(Lines of data)
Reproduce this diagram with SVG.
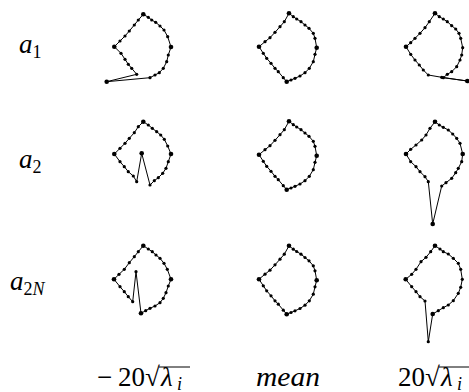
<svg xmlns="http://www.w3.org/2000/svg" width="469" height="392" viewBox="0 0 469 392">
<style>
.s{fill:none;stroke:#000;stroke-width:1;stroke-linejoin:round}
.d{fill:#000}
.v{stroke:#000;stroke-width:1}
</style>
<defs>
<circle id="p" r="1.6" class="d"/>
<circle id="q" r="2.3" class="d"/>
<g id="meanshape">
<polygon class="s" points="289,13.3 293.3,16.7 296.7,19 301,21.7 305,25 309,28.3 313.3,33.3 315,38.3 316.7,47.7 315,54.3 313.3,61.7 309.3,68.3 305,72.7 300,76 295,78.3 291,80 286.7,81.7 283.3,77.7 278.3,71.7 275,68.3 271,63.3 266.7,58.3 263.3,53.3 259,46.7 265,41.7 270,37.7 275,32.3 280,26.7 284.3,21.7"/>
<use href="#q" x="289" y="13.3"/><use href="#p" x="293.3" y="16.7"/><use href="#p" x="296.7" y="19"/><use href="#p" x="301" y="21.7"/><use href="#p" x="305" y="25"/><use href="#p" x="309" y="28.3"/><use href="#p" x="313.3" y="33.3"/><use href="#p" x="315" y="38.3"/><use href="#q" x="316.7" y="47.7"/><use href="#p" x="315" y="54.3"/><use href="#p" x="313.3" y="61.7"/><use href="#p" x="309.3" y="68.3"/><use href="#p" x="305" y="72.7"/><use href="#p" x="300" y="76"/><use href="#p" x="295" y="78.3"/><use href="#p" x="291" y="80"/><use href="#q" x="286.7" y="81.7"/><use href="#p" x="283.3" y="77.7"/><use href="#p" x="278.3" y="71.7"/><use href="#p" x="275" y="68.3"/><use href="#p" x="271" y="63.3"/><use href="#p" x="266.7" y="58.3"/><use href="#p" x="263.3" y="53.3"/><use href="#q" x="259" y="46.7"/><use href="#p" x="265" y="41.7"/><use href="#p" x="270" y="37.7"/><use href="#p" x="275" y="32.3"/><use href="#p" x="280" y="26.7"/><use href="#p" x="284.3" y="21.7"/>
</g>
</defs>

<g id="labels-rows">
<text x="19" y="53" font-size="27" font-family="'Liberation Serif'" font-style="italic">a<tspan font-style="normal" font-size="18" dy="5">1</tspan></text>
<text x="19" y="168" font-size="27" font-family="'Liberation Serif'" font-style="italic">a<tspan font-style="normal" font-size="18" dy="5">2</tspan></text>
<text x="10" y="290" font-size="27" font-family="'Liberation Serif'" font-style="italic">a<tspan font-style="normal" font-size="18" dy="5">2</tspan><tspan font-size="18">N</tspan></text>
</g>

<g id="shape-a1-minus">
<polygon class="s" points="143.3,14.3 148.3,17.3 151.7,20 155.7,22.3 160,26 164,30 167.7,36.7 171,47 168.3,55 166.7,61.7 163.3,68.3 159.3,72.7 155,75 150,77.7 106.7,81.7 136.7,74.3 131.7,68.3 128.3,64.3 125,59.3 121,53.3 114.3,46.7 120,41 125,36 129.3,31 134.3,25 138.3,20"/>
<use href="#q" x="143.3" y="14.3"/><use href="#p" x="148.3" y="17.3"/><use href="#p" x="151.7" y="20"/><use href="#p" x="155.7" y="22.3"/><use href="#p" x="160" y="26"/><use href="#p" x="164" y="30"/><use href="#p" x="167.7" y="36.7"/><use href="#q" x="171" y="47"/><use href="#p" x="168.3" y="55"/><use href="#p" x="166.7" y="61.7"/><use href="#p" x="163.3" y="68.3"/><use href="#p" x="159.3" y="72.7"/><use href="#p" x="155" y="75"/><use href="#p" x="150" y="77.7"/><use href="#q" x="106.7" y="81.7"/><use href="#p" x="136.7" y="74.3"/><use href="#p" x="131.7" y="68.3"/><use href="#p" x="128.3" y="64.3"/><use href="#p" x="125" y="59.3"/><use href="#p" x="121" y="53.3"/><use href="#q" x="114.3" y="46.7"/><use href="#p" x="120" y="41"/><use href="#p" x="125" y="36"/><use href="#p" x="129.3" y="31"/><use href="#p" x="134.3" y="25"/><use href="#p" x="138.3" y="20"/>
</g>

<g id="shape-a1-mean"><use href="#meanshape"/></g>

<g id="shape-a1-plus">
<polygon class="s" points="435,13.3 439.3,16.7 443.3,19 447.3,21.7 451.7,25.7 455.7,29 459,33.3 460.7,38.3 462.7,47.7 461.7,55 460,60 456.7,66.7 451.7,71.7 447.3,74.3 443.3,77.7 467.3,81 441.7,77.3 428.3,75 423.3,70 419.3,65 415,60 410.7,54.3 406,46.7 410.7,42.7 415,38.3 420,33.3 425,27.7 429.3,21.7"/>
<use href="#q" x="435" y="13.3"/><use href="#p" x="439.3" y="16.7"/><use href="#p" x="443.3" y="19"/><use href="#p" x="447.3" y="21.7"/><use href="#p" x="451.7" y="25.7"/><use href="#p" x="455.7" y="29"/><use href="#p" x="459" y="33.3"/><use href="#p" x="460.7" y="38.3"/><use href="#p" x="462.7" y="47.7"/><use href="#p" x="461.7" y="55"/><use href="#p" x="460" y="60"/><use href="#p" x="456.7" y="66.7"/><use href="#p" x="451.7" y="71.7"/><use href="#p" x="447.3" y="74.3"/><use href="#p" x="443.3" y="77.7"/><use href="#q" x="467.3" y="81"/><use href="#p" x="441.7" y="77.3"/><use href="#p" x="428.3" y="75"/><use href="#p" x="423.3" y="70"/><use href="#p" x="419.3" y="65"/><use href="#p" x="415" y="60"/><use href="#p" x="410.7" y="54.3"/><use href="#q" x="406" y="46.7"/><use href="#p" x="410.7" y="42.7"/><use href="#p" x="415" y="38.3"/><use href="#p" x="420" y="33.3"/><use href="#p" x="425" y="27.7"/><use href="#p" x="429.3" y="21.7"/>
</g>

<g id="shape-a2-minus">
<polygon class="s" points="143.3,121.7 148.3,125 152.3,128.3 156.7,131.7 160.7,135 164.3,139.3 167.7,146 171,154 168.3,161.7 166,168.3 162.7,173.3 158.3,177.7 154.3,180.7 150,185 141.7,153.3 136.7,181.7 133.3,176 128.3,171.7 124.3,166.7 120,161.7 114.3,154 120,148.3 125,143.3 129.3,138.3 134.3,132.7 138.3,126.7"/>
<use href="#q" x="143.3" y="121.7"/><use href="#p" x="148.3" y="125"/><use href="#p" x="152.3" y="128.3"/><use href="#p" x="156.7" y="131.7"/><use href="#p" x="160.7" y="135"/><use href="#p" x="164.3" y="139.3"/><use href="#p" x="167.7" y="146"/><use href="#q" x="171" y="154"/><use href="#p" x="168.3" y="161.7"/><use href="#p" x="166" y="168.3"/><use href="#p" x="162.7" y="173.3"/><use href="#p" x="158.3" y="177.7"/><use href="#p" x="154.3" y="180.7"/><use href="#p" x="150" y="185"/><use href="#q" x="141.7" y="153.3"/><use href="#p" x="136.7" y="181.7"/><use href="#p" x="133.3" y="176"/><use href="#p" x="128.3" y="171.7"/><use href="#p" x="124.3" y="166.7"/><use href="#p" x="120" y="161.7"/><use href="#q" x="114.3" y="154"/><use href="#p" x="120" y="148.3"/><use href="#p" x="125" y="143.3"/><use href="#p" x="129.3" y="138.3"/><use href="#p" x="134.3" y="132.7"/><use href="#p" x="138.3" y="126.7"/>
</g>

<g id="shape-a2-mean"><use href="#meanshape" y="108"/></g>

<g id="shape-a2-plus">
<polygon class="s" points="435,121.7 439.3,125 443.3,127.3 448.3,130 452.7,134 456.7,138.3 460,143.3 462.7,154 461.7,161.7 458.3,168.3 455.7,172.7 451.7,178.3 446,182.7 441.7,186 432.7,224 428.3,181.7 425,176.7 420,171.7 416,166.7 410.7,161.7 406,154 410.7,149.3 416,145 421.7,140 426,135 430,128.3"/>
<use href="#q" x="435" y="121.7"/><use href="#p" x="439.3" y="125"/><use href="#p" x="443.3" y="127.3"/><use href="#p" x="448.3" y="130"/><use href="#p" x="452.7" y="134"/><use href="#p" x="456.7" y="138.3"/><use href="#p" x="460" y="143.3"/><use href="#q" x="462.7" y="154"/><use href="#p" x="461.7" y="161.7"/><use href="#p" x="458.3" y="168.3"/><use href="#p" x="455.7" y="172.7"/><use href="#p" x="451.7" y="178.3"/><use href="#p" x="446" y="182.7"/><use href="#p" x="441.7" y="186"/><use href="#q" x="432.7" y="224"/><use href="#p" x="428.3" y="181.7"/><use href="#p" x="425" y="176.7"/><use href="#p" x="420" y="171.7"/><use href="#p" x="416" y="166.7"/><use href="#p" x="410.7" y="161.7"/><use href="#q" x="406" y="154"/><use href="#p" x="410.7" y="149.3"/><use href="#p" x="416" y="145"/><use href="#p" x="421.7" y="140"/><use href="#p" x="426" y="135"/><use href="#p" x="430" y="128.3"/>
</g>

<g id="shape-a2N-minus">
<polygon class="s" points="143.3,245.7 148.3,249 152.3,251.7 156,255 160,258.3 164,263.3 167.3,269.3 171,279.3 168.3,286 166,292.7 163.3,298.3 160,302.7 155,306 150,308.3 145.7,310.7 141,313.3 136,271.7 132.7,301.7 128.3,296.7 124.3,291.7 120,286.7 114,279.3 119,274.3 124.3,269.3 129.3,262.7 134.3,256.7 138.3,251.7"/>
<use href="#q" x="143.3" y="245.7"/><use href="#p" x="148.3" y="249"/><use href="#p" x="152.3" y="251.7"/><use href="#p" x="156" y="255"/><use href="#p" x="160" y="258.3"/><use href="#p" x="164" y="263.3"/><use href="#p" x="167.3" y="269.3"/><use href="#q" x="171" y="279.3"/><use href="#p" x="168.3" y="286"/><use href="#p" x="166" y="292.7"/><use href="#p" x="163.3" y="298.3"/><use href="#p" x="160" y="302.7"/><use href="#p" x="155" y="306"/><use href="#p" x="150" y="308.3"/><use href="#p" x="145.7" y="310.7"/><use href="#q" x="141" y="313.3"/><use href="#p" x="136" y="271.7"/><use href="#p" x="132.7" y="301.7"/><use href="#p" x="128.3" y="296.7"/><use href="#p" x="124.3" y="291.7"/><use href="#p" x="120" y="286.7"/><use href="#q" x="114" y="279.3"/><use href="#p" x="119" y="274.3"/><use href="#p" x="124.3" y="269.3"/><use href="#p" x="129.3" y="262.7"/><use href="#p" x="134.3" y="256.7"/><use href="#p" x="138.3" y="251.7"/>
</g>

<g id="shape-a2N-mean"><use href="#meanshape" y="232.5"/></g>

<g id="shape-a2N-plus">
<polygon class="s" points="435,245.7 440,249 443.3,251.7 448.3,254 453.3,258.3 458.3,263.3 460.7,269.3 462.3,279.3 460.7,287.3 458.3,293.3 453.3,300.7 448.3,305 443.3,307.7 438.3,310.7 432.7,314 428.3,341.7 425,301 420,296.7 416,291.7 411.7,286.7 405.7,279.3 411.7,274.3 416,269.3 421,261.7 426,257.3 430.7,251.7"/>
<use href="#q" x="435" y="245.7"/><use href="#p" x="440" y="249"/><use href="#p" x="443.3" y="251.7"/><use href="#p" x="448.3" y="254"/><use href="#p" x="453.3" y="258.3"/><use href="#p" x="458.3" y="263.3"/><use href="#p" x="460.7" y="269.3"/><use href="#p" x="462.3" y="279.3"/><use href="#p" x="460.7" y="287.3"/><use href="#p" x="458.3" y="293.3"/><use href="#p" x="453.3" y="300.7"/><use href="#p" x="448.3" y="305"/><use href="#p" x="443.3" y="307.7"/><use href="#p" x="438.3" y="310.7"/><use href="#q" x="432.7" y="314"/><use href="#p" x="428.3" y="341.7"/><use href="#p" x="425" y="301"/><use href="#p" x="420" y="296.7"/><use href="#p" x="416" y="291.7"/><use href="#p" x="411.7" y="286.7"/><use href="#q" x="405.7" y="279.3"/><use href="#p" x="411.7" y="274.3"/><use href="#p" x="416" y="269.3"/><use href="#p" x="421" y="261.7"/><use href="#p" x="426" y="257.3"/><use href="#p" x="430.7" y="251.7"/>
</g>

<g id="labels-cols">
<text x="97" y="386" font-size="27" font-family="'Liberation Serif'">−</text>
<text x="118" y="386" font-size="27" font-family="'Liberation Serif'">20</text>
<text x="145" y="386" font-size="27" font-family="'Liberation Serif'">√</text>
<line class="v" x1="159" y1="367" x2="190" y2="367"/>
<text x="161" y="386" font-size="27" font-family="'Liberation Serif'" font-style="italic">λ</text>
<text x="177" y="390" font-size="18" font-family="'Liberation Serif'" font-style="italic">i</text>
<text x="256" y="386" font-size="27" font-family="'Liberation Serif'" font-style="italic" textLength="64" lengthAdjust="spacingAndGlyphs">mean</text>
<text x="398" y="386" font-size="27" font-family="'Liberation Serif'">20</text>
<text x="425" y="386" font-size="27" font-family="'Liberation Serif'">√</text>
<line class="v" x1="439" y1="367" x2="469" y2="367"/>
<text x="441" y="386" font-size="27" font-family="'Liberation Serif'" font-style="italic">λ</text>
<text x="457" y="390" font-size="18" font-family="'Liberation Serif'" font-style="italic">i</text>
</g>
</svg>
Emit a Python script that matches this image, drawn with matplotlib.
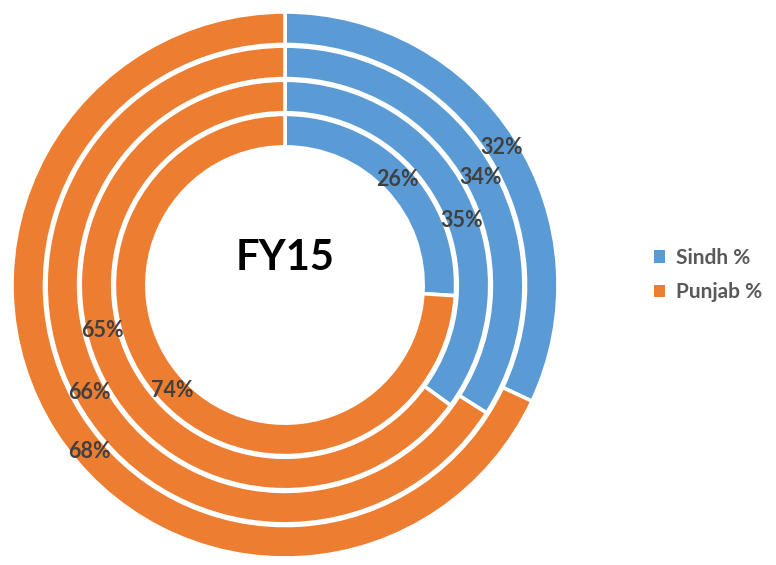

What you will do = Check each line above for the word "with", and copy the lines where it appears.

Task solution =
Reproduce this diagram with SVG.
Emit a Python script that matches this image, drawn with matplotlib.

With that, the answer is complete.